Not quite sure where I was going with this, but I think a middle ground exists. Frankly, I like acknowledging that Zappa, Lennon, and Hendrix were in fact mere mortals who had bad days and had their own dark sides. They weren't messiahs, they weren't anything more than men of extraordinary talent. Of course, I wouldn't spend my whole time focusing on that, it's just a point worth making. I like that pragmatic approach: The Beatles weren't the be-all, end-all for popular music. I recognize that.

But it's material meritorious of studying. We can even incorporate post-modernism, tonal theory, and all that fun shit to make it legitimate.

Alex

1 comment:

Anonymous said...

Stumbled across this posting after reading a review of a new book about Ruskin's wife Effie, which got to me thinking 'wasn't there something Ben Watson said about Ruskin using canine servility in a sexual fantasy?' etc, one Google thing after another, and I'm on your blog.

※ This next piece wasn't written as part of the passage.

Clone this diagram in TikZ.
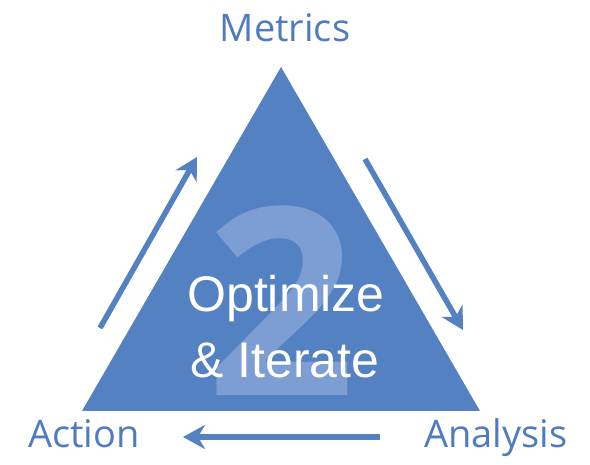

Just wanted to offer my fewer than 2 and 3/4s cents re: "Carolina Hard-Core Ecstasy". There is nothing funny or satirical in that song- it's a (relatively) sober account of an intense, bizarre, and violent sexual experience.

The narrator does not disapprove of the girl, nor does he regret stomping on her with the shoes. Neither is he boasting. In my view, the narrator is simply recounting and (briefly) reflecting on the experience- "It might seem strange to Herb and Dee"- and then going about his day.

So no one needs to justify or attack such a song. It's just stating the facts, with no one looking any better or worse.

Thanks for this blog, and I hope your thesis is published in some form someday, and if it is, I look forward to reading it.